*Exercise prompt*. Quote the listing below in full and exactly as written, but omit every picture.

*Collected material*.
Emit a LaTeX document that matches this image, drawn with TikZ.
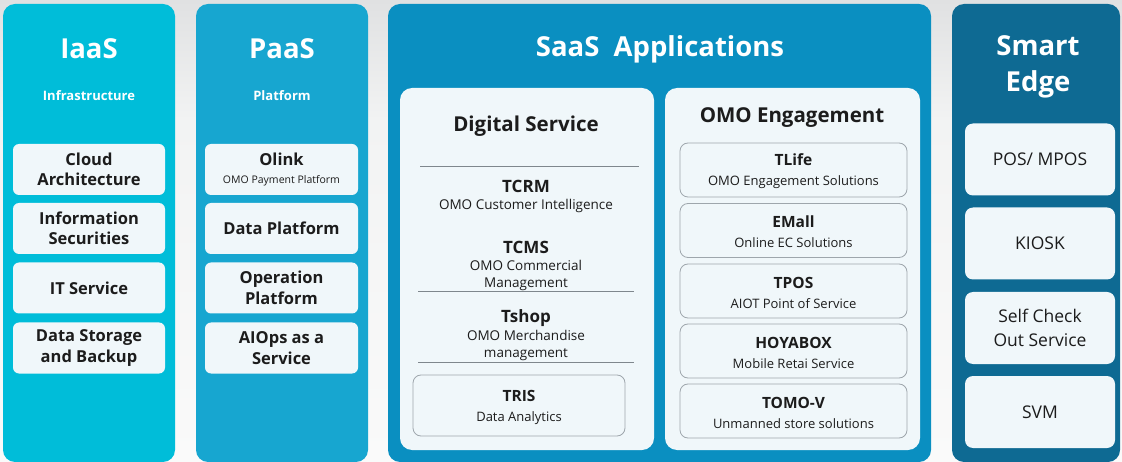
\documentclass[tikz,border=0pt]{standalone}
\usepackage{fontspec}
\setmainfont{Open Sans}
\definecolor{bgtop}{HTML}{E0E1E2}
\definecolor{bgmid}{HTML}{F2F3F3}
\definecolor{bgbot}{HTML}{FAFAFA}
\definecolor{iaas}{HTML}{00BDD9}
\definecolor{paas}{HTML}{17A6D0}
\definecolor{saas}{HTML}{0A8FC1}
\definecolor{edge}{HTML}{0E6A93}
\definecolor{boxfill}{HTML}{F0F7FA}
\definecolor{txt}{HTML}{1C1C1C}
\definecolor{boxline}{HTML}{9EA6AC}
\definecolor{rule}{HTML}{7F878D}
\tikzset{
  col/.style={rounded corners=12pt, draw=none, inner sep=0pt},
  coltitle/.style={text=white, font=\bfseries\fontsize{27.5}{32}\selectfont, align=center, inner sep=0pt},
  colsub/.style={text=white, font=\bfseries\fontsize{13}{14}\selectfont, inner sep=0pt},
  ibox/.style={fill=boxfill, rounded corners=6pt, minimum width=152pt, minimum height=51pt,
     align=center, text=txt, inner sep=0pt, font=\bfseries\fontsize{16.5}{20.5}\selectfont},
  panel/.style={fill=boxfill, rounded corners=12pt, inner sep=0pt},
  ptitle/.style={text=txt, font=\bfseries\fontsize{20.5}{24}\selectfont, inner sep=0pt},
  bigname/.style={text=txt, font=\bfseries\fontsize{17}{20}\selectfont, inner sep=0pt},
  subname/.style={text=txt, font=\fontsize{13.5}{17}\selectfont, align=center, inner sep=0pt},
  obox/.style={fill=boxfill, draw=boxline, line width=0.8pt, rounded corners=8pt,
     minimum width=227pt, minimum height=54pt, inner sep=0pt, align=center, text=txt,
     font=\fontsize{13}{20}\selectfont},
  otext/.style={align=center, text=txt, inner sep=0pt, font=\fontsize{13}{20}\selectfont},
  ebox/.style={fill=boxfill, rounded corners=8pt, minimum width=150pt, minimum height=72pt,
     inner sep=0pt, align=center, text=txt, font=\fontsize{17.5}{24}\selectfont},
  sep/.style={draw=rule, line width=1pt}
}
\newcommand{\itemnm}[1]{{\bfseries\fontsize{15.5}{20}\selectfont #1}}
\newcommand{\itemsb}[1]{{\fontsize{13}{20}\selectfont #1}}
\begin{document}
\begin{tikzpicture}[x=1pt,y=-1pt]
\useasboundingbox (0,0) rectangle (1122,462);
\begin{scope}[y=1pt]
\shade[top color=bgtop, bottom color=bgmid] (0,-120) rectangle (1122,0);
\shade[top color=bgmid, bottom color=bgbot] (0,-462) rectangle (1122,-120);
\end{scope}

% columns
\node[col, fill=iaas, minimum width=172pt, minimum height=458pt] (iaas) at (89,233) {};
\node[col, fill=paas, minimum width=172pt, minimum height=458pt] (paas) at (282,233) {};
\node[col, fill=saas, minimum width=543pt, minimum height=458pt] (saas) at (659.5,233) {};
\node[col, fill=edge, minimum width=168pt, minimum height=458pt] (edge) at (1036,233) {};

% IaaS
\node[coltitle] (iaasT) at (89,49) {IaaS};
\node[colsub] (iaasS) at (89,96) {Infrastructure};
\node[ibox] (ca) at (89,169.5) {Cloud\\Architecture};
\node[ibox] (is) at (89,228.5) {Information\\Securities};
\node[ibox] (its) at (89,288) {IT Service};
\node[ibox] (dsb) at (89,348) {Data Storage\\and Backup};

% PaaS
\node[coltitle] (paasT) at (282,49) {PaaS};
\node[colsub] (paasS) at (282,96) {Platform};
\node[ibox, minimum width=153pt] (olink) at (281.5,169.5) {Olink\\[-3pt]{\mdseries\fontsize{10.5}{13}\selectfont OMO Payment Platform}};
\node[ibox, minimum width=153pt] (dp) at (281.5,228.5) {Data Platform};
\node[ibox, minimum width=153pt] (op) at (281.5,288) {Operation\\Platform};
\node[ibox, minimum width=153pt] (aiops) at (281.5,348) {AIOps as a\\Service};

% SaaS
\node[coltitle] (saasT) at (660,49) {SaaS\ \ Applications};
\node[panel, minimum width=254pt, minimum height=362pt] (dsp) at (527,269) {};
\node[panel, minimum width=255pt, minimum height=362pt] (omop) at (792.5,269) {};

\node[ptitle] (dsT) at (526,126) {Digital Service};
\draw[sep] (420,167) -- (639,167);
\node[bigname] (tcrm) at (526,186) {TCRM};
\node[subname] (tcrmS) at (526,206) {OMO Customer Intelligence};
\node[bigname] (tcms) at (526,247) {TCMS};
\node[subname] (tcmsS) at (526,275) {OMO Commercial\\Management};
\draw[sep] (418,292) -- (634,292);
\node[bigname] (tshop) at (526,318) {Tshop};
\node[subname] (tshopS) at (526,345.5) {OMO Merchandise\\management};
\draw[sep] (418,362) -- (634,362);
\node[obox, minimum width=212pt, minimum height=61pt] (tris) at (519,405.5) {};
\node[otext] (trisT) at (519,407) {\itemnm{TRIS}\\\itemsb{Data Analytics}};

\node[ptitle] (omoT) at (792,118) {OMO Engagement};
\node[obox] (tlife) at (793.5,170) {};
\node[otext] (tlifeT) at (793.5,171.5) {\itemnm{TLife}\\\itemsb{OMO Engagement Solutions}};
\node[obox] (emall) at (793.5,230.5) {};
\node[otext] (emallT) at (793.5,232) {\itemnm{EMall}\\\itemsb{Online EC Solutions}};
\node[obox] (tpos) at (793.5,291) {};
\node[otext] (tposT) at (793.5,292.5) {\itemnm{TPOS}\\\itemsb{AIOT Point of Service}};
\node[obox] (hoya) at (793.5,351) {};
\node[otext] (hoyaT) at (793.5,352.5) {\itemnm{HOYABOX}\\\itemsb{Mobile Retai Service}};
\node[obox] (tomo) at (793.5,411) {};
\node[otext] (tomoT) at (793.5,412.5) {\itemnm{TOMO-V}\\\itemsb{Unmanned store solutions}};

% Smart Edge
\node[coltitle, font=\bfseries\fontsize{27.5}{36}\selectfont] (edgeT) at (1038,67) {Smart\\Edge};
\node[ebox] (pos) at (1040,159.5) {POS/ MPOS};
\node[ebox] (kiosk) at (1040,243.5) {KIOSK};
\node[ebox] (sco) at (1040,328) {Self Check\\Out Service};
\node[ebox] (svm) at (1040,412) {SVM};
\end{tikzpicture}
\end{document}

*The completed task*.
Emit a LaTeX document that matches this image, drawn with TikZ.
\documentclass[tikz,border=0pt]{standalone}
\usepackage{fontspec}
\setmainfont{Open Sans}
\definecolor{bgtop}{HTML}{E0E1E2}
\definecolor{bgmid}{HTML}{F2F3F3}
\definecolor{bgbot}{HTML}{FAFAFA}
\definecolor{iaas}{HTML}{00BDD9}
\definecolor{paas}{HTML}{17A6D0}
\definecolor{saas}{HTML}{0A8FC1}
\definecolor{edge}{HTML}{0E6A93}
\definecolor{boxfill}{HTML}{F0F7FA}
\definecolor{txt}{HTML}{1C1C1C}
\definecolor{boxline}{HTML}{9EA6AC}
\definecolor{rule}{HTML}{7F878D}
\tikzset{
  col/.style={rounded corners=12pt, draw=none, inner sep=0pt},
  coltitle/.style={text=white, font=\bfseries\fontsize{27.5}{32}\selectfont, align=center, inner sep=0pt},
  colsub/.style={text=white, font=\bfseries\fontsize{13}{14}\selectfont, inner sep=0pt},
  ibox/.style={fill=boxfill, rounded corners=6pt, minimum width=152pt, minimum height=51pt,
     align=center, text=txt, inner sep=0pt, font=\bfseries\fontsize{16.5}{20.5}\selectfont},
  panel/.style={fill=boxfill, rounded corners=12pt, inner sep=0pt},
  ptitle/.style={text=txt, font=\bfseries\fontsize{20.5}{24}\selectfont, inner sep=0pt},
  bigname/.style={text=txt, font=\bfseries\fontsize{17}{20}\selectfont, inner sep=0pt},
  subname/.style={text=txt, font=\fontsize{13.5}{17}\selectfont, align=center, inner sep=0pt},
  obox/.style={fill=boxfill, draw=boxline, line width=0.8pt, rounded corners=8pt,
     minimum width=227pt, minimum height=54pt, inner sep=0pt, align=center, text=txt,
     font=\fontsize{13}{20}\selectfont},
  otext/.style={align=center, text=txt, inner sep=0pt, font=\fontsize{13}{20}\selectfont},
  ebox/.style={fill=boxfill, rounded corners=8pt, minimum width=150pt, minimum height=72pt,
     inner sep=0pt, align=center, text=txt, font=\fontsize{17.5}{24}\selectfont},
  sep/.style={draw=rule, line width=1pt}
}
\newcommand{\itemnm}[1]{{\bfseries\fontsize{15.5}{20}\selectfont #1}}
\newcommand{\itemsb}[1]{{\fontsize{13}{20}\selectfont #1}}
\begin{document}
\begin{tikzpicture}[x=1pt,y=-1pt]
\useasboundingbox (0,0) rectangle (1122,462);
\begin{scope}[y=1pt]
\shade[top color=bgtop, bottom color=bgmid] (0,-120) rectangle (1122,0);
\shade[top color=bgmid, bottom color=bgbot] (0,-462) rectangle (1122,-120);
\end{scope}

% columns
\node[col, fill=iaas, minimum width=172pt, minimum height=458pt] (iaas) at (89,233) {};
\node[col, fill=paas, minimum width=172pt, minimum height=458pt] (paas) at (282,233) {};
\node[col, fill=saas, minimum width=543pt, minimum height=458pt] (saas) at (659.5,233) {};
\node[col, fill=edge, minimum width=168pt, minimum height=458pt] (edge) at (1036,233) {};

% IaaS
\node[coltitle] (iaasT) at (89,49) {IaaS};
\node[colsub] (iaasS) at (89,96) {Infrastructure};
\node[ibox] (ca) at (89,169.5) {Cloud\\Architecture};
\node[ibox] (is) at (89,228.5) {Information\\Securities};
\node[ibox] (its) at (89,288) {IT Service};
\node[ibox] (dsb) at (89,348) {Data Storage\\and Backup};

% PaaS
\node[coltitle] (paasT) at (282,49) {PaaS};
\node[colsub] (paasS) at (282,96) {Platform};
\node[ibox, minimum width=153pt] (olink) at (281.5,169.5) {Olink\\[-3pt]{\mdseries\fontsize{10.5}{13}\selectfont OMO Payment Platform}};
\node[ibox, minimum width=153pt] (dp) at (281.5,228.5) {Data Platform};
\node[ibox, minimum width=153pt] (op) at (281.5,288) {Operation\\Platform};
\node[ibox, minimum width=153pt] (aiops) at (281.5,348) {AIOps as a\\Service};

% SaaS
\node[coltitle] (saasT) at (660,49) {SaaS\ \ Applications};
\node[panel, minimum width=254pt, minimum height=362pt] (dsp) at (527,269) {};
\node[panel, minimum width=255pt, minimum height=362pt] (omop) at (792.5,269) {};

\node[ptitle] (dsT) at (526,126) {Digital Service};
\draw[sep] (420,167) -- (639,167);
\node[bigname] (tcrm) at (526,186) {TCRM};
\node[subname] (tcrmS) at (526,206) {OMO Customer Intelligence};
\node[bigname] (tcms) at (526,247) {TCMS};
\node[subname] (tcmsS) at (526,275) {OMO Commercial\\Management};
\draw[sep] (418,292) -- (634,292);
\node[bigname] (tshop) at (526,318) {Tshop};
\node[subname] (tshopS) at (526,345.5) {OMO Merchandise\\management};
\draw[sep] (418,362) -- (634,362);
\node[obox, minimum width=212pt, minimum height=61pt] (tris) at (519,405.5) {};
\node[otext] (trisT) at (519,407) {\itemnm{TRIS}\\\itemsb{Data Analytics}};

\node[ptitle] (omoT) at (792,118) {OMO Engagement};
\node[obox] (tlife) at (793.5,170) {};
\node[otext] (tlifeT) at (793.5,171.5) {\itemnm{TLife}\\\itemsb{OMO Engagement Solutions}};
\node[obox] (emall) at (793.5,230.5) {};
\node[otext] (emallT) at (793.5,232) {\itemnm{EMall}\\\itemsb{Online EC Solutions}};
\node[obox] (tpos) at (793.5,291) {};
\node[otext] (tposT) at (793.5,292.5) {\itemnm{TPOS}\\\itemsb{AIOT Point of Service}};
\node[obox] (hoya) at (793.5,351) {};
\node[otext] (hoyaT) at (793.5,352.5) {\itemnm{HOYABOX}\\\itemsb{Mobile Retai Service}};
\node[obox] (tomo) at (793.5,411) {};
\node[otext] (tomoT) at (793.5,412.5) {\itemnm{TOMO-V}\\\itemsb{Unmanned store solutions}};

% Smart Edge
\node[coltitle, font=\bfseries\fontsize{27.5}{36}\selectfont] (edgeT) at (1038,67) {Smart\\Edge};
\node[ebox] (pos) at (1040,159.5) {POS/ MPOS};
\node[ebox] (kiosk) at (1040,243.5) {KIOSK};
\node[ebox] (sco) at (1040,328) {Self Check\\Out Service};
\node[ebox] (svm) at (1040,412) {SVM};
\end{tikzpicture}
\end{document}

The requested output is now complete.